In the last 10 years C# has expanded the capabilities of managed code with features such as generics and LINQ. Another revolution is coming in C# 4.0 to seamlessly interact with dynamically typed objects- essentially any environment that doesn't work on statically declared C# types. The future of programming is to allow developers to work at a higher level together with a runtime that is smarter at translating and executing programs efficiently. Developers are succeeding today with both static and dynamic languages, and C# will grow in the future to absorb the best features from both. This requires advancing the capabilities of C# in the areas of declarative programming, dynamic language integration, and concurrent execution.

Anders goes through an introduction to how C# and the CLR take advantage of the capabilities of the Dynamic Language Runtime for implementation and binding of language features to environments that don't assume the static C# type system. Today, integration with dynamically typed objects requires specially-crafted incantations for interacting with each environment. CLR 4.0 allows unification of the different ways of interacting with dynamically typed objects in the same way that the CLR 1.0 allowed unification of different ways of interacting with statically typed objects. Dynamic types, declared by statically typing an object as "dynamic", defer the selection of members to runtime. This is done in an extensible way through the IDynamicObject interface for language implementers.
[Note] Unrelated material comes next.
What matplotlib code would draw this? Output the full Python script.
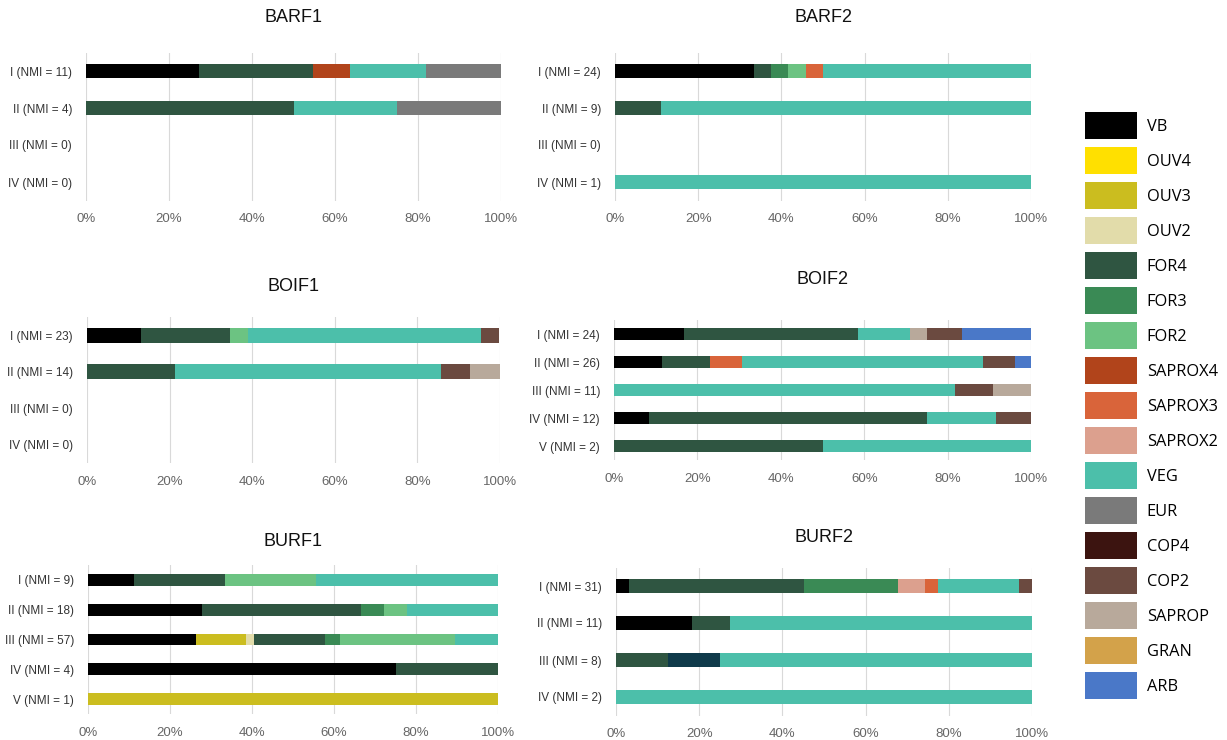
import matplotlib
matplotlib.use("Agg")
import matplotlib.pyplot as plt
from matplotlib.patches import Patch
import numpy as np

W, H = 1227, 740

categories = ["VB", "OUV4", "OUV3", "OUV2", "FOR4", "FOR3", "FOR2", "SAPROX4",
              "SAPROX3", "SAPROX2", "VEG", "EUR", "COP4", "COP2", "SAPROP", "GRAN", "ARB"]
colors = ["#000000", "#ffe000", "#cbbd1f", "#e2dcaa", "#2f5541", "#3a8a55", "#6cc382",
          "#b1441b", "#d9643a", "#dca08e", "#4cbfaa", "#7a7a7a", "#3c1410", "#6b4a40",
          "#b8a99b", "#d3a24a", "#4a78c8"]
extra_cat = "UNK"          # dark blue segment not in legend
extra_color = "#0f3a4a"

# ---- data: percentage of each category per row ----
barf1_rows = ["I (NMI = 11)", "II (NMI = 4)", "III (NMI = 0)", "IV (NMI = 0)"]
barf1 = {"VB": [27.3, 0, 0, 0], "FOR4": [27.3, 50, 0, 0], "SAPROX4": [9.1, 0, 0, 0],
         "VEG": [18.2, 25, 0, 0], "EUR": [18.2, 25, 0, 0]}

barf2_rows = ["I (NMI = 24)", "II (NMI = 9)", "III (NMI = 0)", "IV (NMI = 1)"]
barf2 = {"VB": [33.3, 0, 0, 0], "FOR4": [4.2, 11.1, 0, 0], "FOR3": [4.2, 0, 0, 0],
         "FOR2": [4.2, 0, 0, 0], "SAPROX3": [4.2, 0, 0, 0], "VEG": [50.0, 88.9, 0, 100]}

boif1_rows = ["I (NMI = 23)", "II (NMI = 14)", "III (NMI = 0)", "IV (NMI = 0)"]
boif1 = {"VB": [13.0, 0, 0, 0], "FOR4": [21.7, 21.4, 0, 0], "FOR2": [4.3, 0, 0, 0],
         "VEG": [56.5, 64.3, 0, 0], "COP2": [4.3, 7.1, 0, 0], "SAPROP": [0, 7.1, 0, 0]}

boif2_rows = ["I (NMI = 24)", "II (NMI = 26)", "III (NMI = 11)", "IV (NMI = 12)", "V (NMI = 2)"]
boif2 = {"VB": [16.7, 11.5, 0, 8.3, 0], "FOR4": [41.7, 11.5, 0, 66.7, 50],
         "SAPROX3": [0, 7.7, 0, 0, 0], "VEG": [12.5, 57.7, 81.8, 16.7, 50],
         "SAPROP": [4.2, 0, 0, 0, 0], "COP2": [8.3, 7.7, 9.1, 8.3, 0],
         "ARB": [16.7, 3.8, 0, 0, 0]}
boif2_order = ["VB", "FOR4", "SAPROX3", "VEG", "SAPROP", "COP2", "ARB"]
boif2_tail = {"SAPROP": [0, 0, 9.1, 0, 0]}

burf1_rows = ["I (NMI = 9)", "II (NMI = 18)", "III (NMI = 57)", "IV (NMI = 4)", "V (NMI = 1)"]
burf1 = {"VB": [11.1, 27.8, 26.3, 75, 0], "OUV3": [0, 0, 12.3, 0, 100],
         "OUV2": [0, 0, 1.8, 0, 0], "FOR4": [22.2, 38.9, 17.5, 25, 0],
         "FOR3": [0, 5.6, 3.5, 0, 0], "FOR2": [22.2, 5.6, 28.1, 0, 0],
         "VEG": [44.4, 22.2, 10.5, 0, 0]}

burf2_rows = ["I (NMI = 31)", "II (NMI = 11)", "III (NMI = 8)", "IV (NMI = 2)"]
burf2 = {"VB": [3.2, 18.2, 0, 0], "FOR4": [41.9, 9.1, 12.5, 0], "UNK": [0, 0, 12.5, 0],
         "FOR3": [22.6, 0, 0, 0], "SAPROX2": [6.5, 0, 0, 0], "SAPROX3": [3.2, 0, 0, 0],
         "VEG": [19.4, 72.7, 75.0, 100], "COP2": [3.2, 0, 0, 0]}

xticks = [0, 20, 40, 60, 80, 100]
xticklabels = ["0%", "20%", "40%", "60%", "80%", "100%"]

color_of = dict(zip(categories, colors))
color_of[extra_cat] = extra_color

plt.rcParams['font.family'] = ['Liberation Sans', 'DejaVu Sans']
fig = plt.figure(figsize=(W / 100, H / 100), dpi=100)


def px_axes(left, right, top, bottom):
    return fig.add_axes([left / W, 1 - bottom / H, (right - left) / W, (bottom - top) / H])


def panel(title, rows, data, box, title_y, bar_h, order=None, tail=None):
    left, right, top, bottom = box
    ax = px_axes(left, right, top, bottom)
    y = np.arange(len(rows))
    cum = np.zeros(len(rows))
    keys = order if order else list(data.keys())
    parts = [(k, data[k]) for k in keys]
    if tail:
        parts += list(tail.items())
    for k, vals in parts:
        v = np.array(vals, dtype=float)
        ax.barh(y, v, left=cum, height=bar_h, color=color_of[k], linewidth=0, zorder=3)
        cum += v
    ax.set_xlim(0, 100)
    ax.set_ylim(len(rows) - 0.5, -0.5)
    ax.set_yticks(y)
    ax.set_yticklabels(rows, fontsize=8.5, color="#333333")
    ax.set_xticks(xticks)
    ax.set_xticklabels(xticklabels, fontsize=9.5, color="#666666")
    ax.tick_params(axis='both', length=0)
    ax.tick_params(axis='y', pad=10)
    ax.tick_params(axis='x', pad=9)
    ax.grid(axis='x', color="#d9d9d9", linewidth=0.8, zorder=0)
    for s in ax.spines.values():
        s.set_visible(False)
    fig.text((left + right) / 2 / W, 1 - title_y / H, title, ha='center', va='center',
             fontsize=13, color="#111111")
    return ax


panel("BARF1", barf1_rows, barf1, (86, 501, 52.5, 200.5), 18, 0.4)
panel("BARF2", barf2_rows, barf2, (615, 1031, 52.5, 200.5), 18, 0.4)
panel("BOIF1", boif1_rows, boif1, (87, 500, 317, 463), 287, 0.4)
panel("BOIF2", boif2_rows, boif2, (614, 1031, 320, 460), 280, 0.42, order=boif2_order, tail=boif2_tail)
panel("BURF1", burf1_rows, burf1, (88, 498, 565, 714), 542, 0.4)
panel("BURF2", burf2_rows, burf2, (616, 1032, 567.5, 715.5), 537, 0.4)

handles = [Patch(facecolor=c, edgecolor='none', label=l) for l, c in zip(categories, colors)]
fs = 11.8
fs_px = fs * 100 / 72
hh = (27 / fs_px - 0.245) / 0.65
fig.legend(handles=handles, loc='upper left', bbox_to_anchor=(1085 / W, 1 - 112 / H),
           frameon=False, handlelength=52 / fs_px,
           handleheight=hh, labelspacing=8 / fs_px, handletextpad=0.6,
           borderpad=0, borderaxespad=0, prop={'family': ['Open Sans', 'DejaVu Sans'], 'size': fs})

fig.savefig("out.png", dpi=100)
Optional parameters and named parameters from VB as well as other syntax simplifications make calling COM objects as natural an experience as calling managed objects. Finally, generic types allow for decorating the class definition with in and out annotations to permit safe casting of types in covariant and contravariant fashions.

The key features coming in C# 4.0 are the integration with dynamically typed objects, optional and named parameters, improvements in COM interoperability, and covariance/contravariance of generic types. Further out are better ways to meta-program: building applications that write and compile code on the fly through deep integration with the C# compiler. These features raise the level of abstraction in programming languages and allow for the developer to focus on saying what they want to do while the runtime optimizes the low-level expression of the application.